_DATA LINES_:
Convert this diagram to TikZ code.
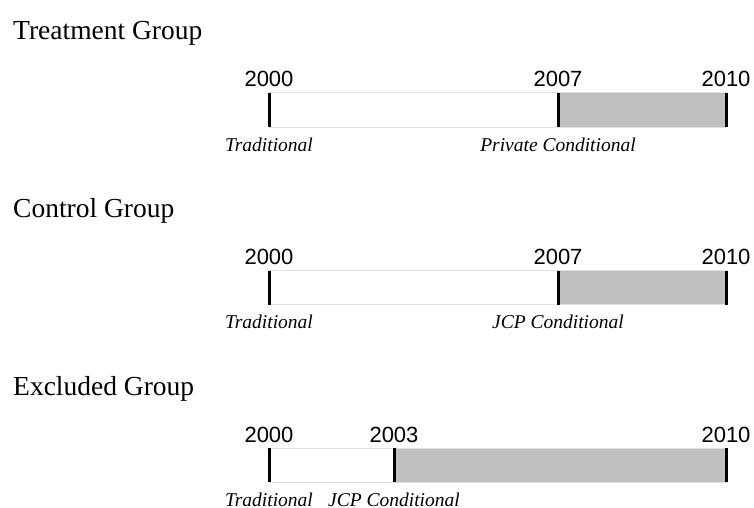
\documentclass[tikz,border=0pt]{standalone}
\usepackage{fontspec}
\setmainfont{Liberation Serif}
\newfontfamily\yearfont{Liberation Sans}
\tikzset{
  grptitle/.style={anchor=base west, inner sep=0pt, font=\fontsize{27.5}{30}\selectfont},
  yearlbl/.style={anchor=base, inner sep=0pt, font=\yearfont\fontsize{22}{24}\selectfont},
  phaselbl/.style={anchor=base, inner sep=0pt, font=\itshape\fontsize{19.5}{21}\selectfont},
  baredge/.style={draw=black!12, line width=1pt},
  barfill/.style={fill=black!25},
  tick/.style={line width=3pt, black}
}
\begin{document}
\begin{tikzpicture}[x=1pt,y=-1pt]
  \useasboundingbox (0,0) rectangle (754,508);
  \foreach \i/\grp/\mx/\my/\lab in {0/Treatment Group/558/2007/Private Conditional,
                                   1/Control Group/558/2007/JCP Conditional,
                                   2/Excluded Group/394/2003/JCP Conditional}{
    \pgfmathsetmacro\yy{\i*177.5}
    \node[grptitle] (title\i) at (13,40+\yy) {\grp};
    % bar
    \fill[white] (269,93+\yy) rectangle (\mx,127+\yy);
    \fill[barfill] (\mx,93+\yy) rectangle (726,127+\yy);
    \draw[baredge] (269,93+\yy) rectangle (726,127+\yy);
    \coordinate (s\i) at (269,93+\yy);
    \coordinate (m\i) at (\mx,93+\yy);
    \coordinate (e\i) at (726,93+\yy);
    \foreach \t in {s,m,e}{
      \draw[tick] (\t\i) -- ++(0,34);
    }
    % years
    \node[yearlbl] (ys\i) at (269,87+\yy) {2000};
    \node[yearlbl] (ym\i) at (\mx,87+\yy) {\my};
    \node[yearlbl] (ye\i) at (726,87+\yy) {2010};
    % phases
    \node[phaselbl] (trad\i) at (269,151+\yy) {Traditional};
    \node[phaselbl] (cond\i) at (\mx,151+\yy) {\lab};
  }
\end{tikzpicture}
\end{document}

_AIM_:
Your task is to repeat the material above exactly, without its pictures.

_TASK OUTPUT_:
Convert this diagram to TikZ code.
\documentclass[tikz,border=0pt]{standalone}
\usepackage{fontspec}
\setmainfont{Liberation Serif}
\newfontfamily\yearfont{Liberation Sans}
\tikzset{
  grptitle/.style={anchor=base west, inner sep=0pt, font=\fontsize{27.5}{30}\selectfont},
  yearlbl/.style={anchor=base, inner sep=0pt, font=\yearfont\fontsize{22}{24}\selectfont},
  phaselbl/.style={anchor=base, inner sep=0pt, font=\itshape\fontsize{19.5}{21}\selectfont},
  baredge/.style={draw=black!12, line width=1pt},
  barfill/.style={fill=black!25},
  tick/.style={line width=3pt, black}
}
\begin{document}
\begin{tikzpicture}[x=1pt,y=-1pt]
  \useasboundingbox (0,0) rectangle (754,508);
  \foreach \i/\grp/\mx/\my/\lab in {0/Treatment Group/558/2007/Private Conditional,
                                   1/Control Group/558/2007/JCP Conditional,
                                   2/Excluded Group/394/2003/JCP Conditional}{
    \pgfmathsetmacro\yy{\i*177.5}
    \node[grptitle] (title\i) at (13,40+\yy) {\grp};
    % bar
    \fill[white] (269,93+\yy) rectangle (\mx,127+\yy);
    \fill[barfill] (\mx,93+\yy) rectangle (726,127+\yy);
    \draw[baredge] (269,93+\yy) rectangle (726,127+\yy);
    \coordinate (s\i) at (269,93+\yy);
    \coordinate (m\i) at (\mx,93+\yy);
    \coordinate (e\i) at (726,93+\yy);
    \foreach \t in {s,m,e}{
      \draw[tick] (\t\i) -- ++(0,34);
    }
    % years
    \node[yearlbl] (ys\i) at (269,87+\yy) {2000};
    \node[yearlbl] (ym\i) at (\mx,87+\yy) {\my};
    \node[yearlbl] (ye\i) at (726,87+\yy) {2010};
    % phases
    \node[phaselbl] (trad\i) at (269,151+\yy) {Traditional};
    \node[phaselbl] (cond\i) at (\mx,151+\yy) {\lab};
  }
\end{tikzpicture}
\end{document}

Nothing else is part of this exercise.